▶ [DIRECTIONS FOR THIS TASK]: Quote all of the data exactly as given. Skip every picture it contains.
====
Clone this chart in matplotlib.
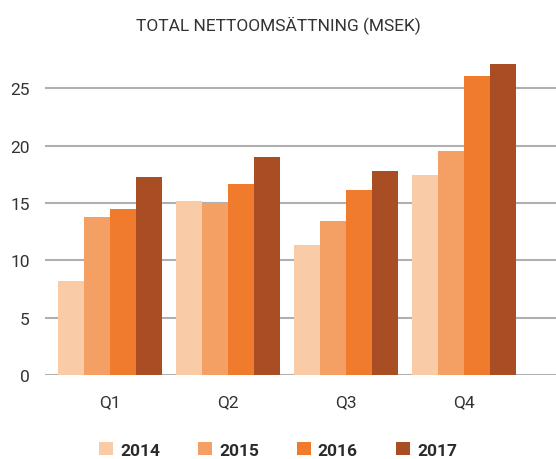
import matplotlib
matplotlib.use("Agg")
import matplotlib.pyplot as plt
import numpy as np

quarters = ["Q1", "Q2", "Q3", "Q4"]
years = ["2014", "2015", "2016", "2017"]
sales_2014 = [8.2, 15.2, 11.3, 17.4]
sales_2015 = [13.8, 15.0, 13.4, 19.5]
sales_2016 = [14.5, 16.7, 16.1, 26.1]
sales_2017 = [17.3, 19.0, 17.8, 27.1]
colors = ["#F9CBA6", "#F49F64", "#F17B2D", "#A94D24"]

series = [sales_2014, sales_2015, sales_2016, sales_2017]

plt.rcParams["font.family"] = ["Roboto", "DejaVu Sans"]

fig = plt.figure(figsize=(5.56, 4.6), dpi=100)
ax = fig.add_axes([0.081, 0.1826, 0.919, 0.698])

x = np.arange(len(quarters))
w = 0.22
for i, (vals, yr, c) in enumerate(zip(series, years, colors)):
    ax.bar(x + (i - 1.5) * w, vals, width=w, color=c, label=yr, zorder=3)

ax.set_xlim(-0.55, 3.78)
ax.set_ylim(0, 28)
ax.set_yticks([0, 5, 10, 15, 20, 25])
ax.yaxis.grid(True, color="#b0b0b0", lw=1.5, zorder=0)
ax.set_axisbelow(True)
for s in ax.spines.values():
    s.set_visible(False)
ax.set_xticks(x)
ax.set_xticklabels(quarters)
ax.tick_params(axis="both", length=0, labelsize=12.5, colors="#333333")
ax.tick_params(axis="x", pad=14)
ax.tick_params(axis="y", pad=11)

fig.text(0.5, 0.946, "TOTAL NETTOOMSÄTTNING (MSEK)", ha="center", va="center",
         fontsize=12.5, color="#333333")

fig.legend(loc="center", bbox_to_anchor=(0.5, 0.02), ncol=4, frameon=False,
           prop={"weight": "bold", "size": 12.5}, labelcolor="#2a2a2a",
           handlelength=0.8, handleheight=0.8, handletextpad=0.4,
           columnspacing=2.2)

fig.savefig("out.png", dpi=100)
====
▶ [OUTPUT FOR THIS TASK]:
Clone this chart in matplotlib.
import matplotlib
matplotlib.use("Agg")
import matplotlib.pyplot as plt
import numpy as np

quarters = ["Q1", "Q2", "Q3", "Q4"]
years = ["2014", "2015", "2016", "2017"]
sales_2014 = [8.2, 15.2, 11.3, 17.4]
sales_2015 = [13.8, 15.0, 13.4, 19.5]
sales_2016 = [14.5, 16.7, 16.1, 26.1]
sales_2017 = [17.3, 19.0, 17.8, 27.1]
colors = ["#F9CBA6", "#F49F64", "#F17B2D", "#A94D24"]

series = [sales_2014, sales_2015, sales_2016, sales_2017]

plt.rcParams["font.family"] = ["Roboto", "DejaVu Sans"]

fig = plt.figure(figsize=(5.56, 4.6), dpi=100)
ax = fig.add_axes([0.081, 0.1826, 0.919, 0.698])

x = np.arange(len(quarters))
w = 0.22
for i, (vals, yr, c) in enumerate(zip(series, years, colors)):
    ax.bar(x + (i - 1.5) * w, vals, width=w, color=c, label=yr, zorder=3)

ax.set_xlim(-0.55, 3.78)
ax.set_ylim(0, 28)
ax.set_yticks([0, 5, 10, 15, 20, 25])
ax.yaxis.grid(True, color="#b0b0b0", lw=1.5, zorder=0)
ax.set_axisbelow(True)
for s in ax.spines.values():
    s.set_visible(False)
ax.set_xticks(x)
ax.set_xticklabels(quarters)
ax.tick_params(axis="both", length=0, labelsize=12.5, colors="#333333")
ax.tick_params(axis="x", pad=14)
ax.tick_params(axis="y", pad=11)

fig.text(0.5, 0.946, "TOTAL NETTOOMSÄTTNING (MSEK)", ha="center", va="center",
         fontsize=12.5, color="#333333")

fig.legend(loc="center", bbox_to_anchor=(0.5, 0.02), ncol=4, frameon=False,
           prop={"weight": "bold", "size": 12.5}, labelcolor="#2a2a2a",
           handlelength=0.8, handleheight=0.8, handletextpad=0.4,
           columnspacing=2.2)

fig.savefig("out.png", dpi=100)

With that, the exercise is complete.